Posted by Richard M. Re on February 2, 2015 at 11:33 AM | Permalink
Comments
Two observations:
1) Back when CA4 was thought of as an especially conservative court, liberals complained that it used unpublished opinions to shield conservative dispositions from review by a more centrist Supreme Court. Now, Thomas makes the opposite complaint.
2) One of the more famous non-opinions in recent years was from a CA2 panel, with Judge Sottomayor in the majority, that simply adopted a district court opinion in the Ricci New Haven firefighters affirmative action case. (Judge Cabranes vigorously protested.). Conservatives at the time thought it was a strategy of keeping Sottomayor's name off of controversial opinions to keep her path clear for a Supreme Court nomination.
I don't necessarily endorse the views above, but they're worth mentioning given the topic.
Posted by: Full disclosure | Feb 3, 2015 11:18:05 AM
SCOTUS as suggested by the discussion in effect does something like this, even though they have a much smaller cases that they do anything with except deny review for.

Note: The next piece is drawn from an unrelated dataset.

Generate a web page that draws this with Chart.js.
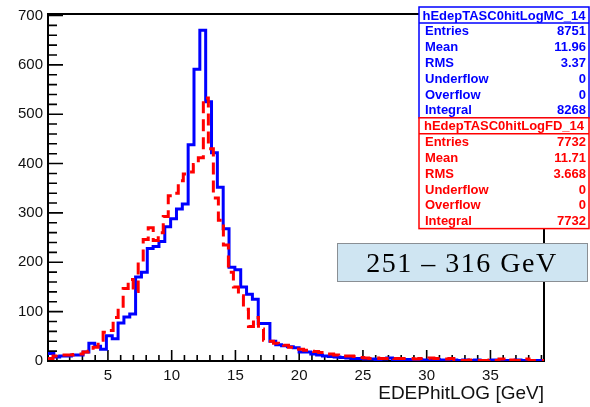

Posted by: Joe | Feb 3, 2015 9:57:47 AM
I don't understand the "preserving resources" point. Don't precedents preserve resources? Courts do not have to keep deciding the same questions. As for "mistaken or sloppy precedent," surely the answer is that courts should be as careful as possible in every case. Aren't litigants entitled to that? And aren't they entitled to have their case decided in a way consistent with how the court has decided similar cases?
Posted by: Michael Winger | Feb 2, 2015 4:58:23 PM
Great post.
As you indicate, some (myself included) have attacked this practice on constitutional grounds. The constitutional grounds vary, but more to your question as to “what’s so wrong with deliberately declining to create precedent? Doing so conserves scarce resources and reduces the risk of mistaken or sloppy precedent,” the answers to that question vary as well.
There is pretty strong evidence that courts regularly engage in “precedent-stripping” for strategic reasons having nothing to do with persevering resources. And, perhaps more to the point, if the purpose of the practice is to “preserve resources,” how exactly does the practice achieve this purpose? What do the specific answers to this question tell us about the thoroughness of the process appellate courts provide appellants in the relevant cases?
In any event, among the strategic reasons alluded to are (1) discouraging Supreme Court review, (2) discouraging en banc review, (3) decreasing the likelihood that the legal community will even see what a panel has done in a particular case, and (4) circumventing the formal and binding resolution of complicated/controversial issues, namely those that the panel members would prefer to let “percolate” a while longer.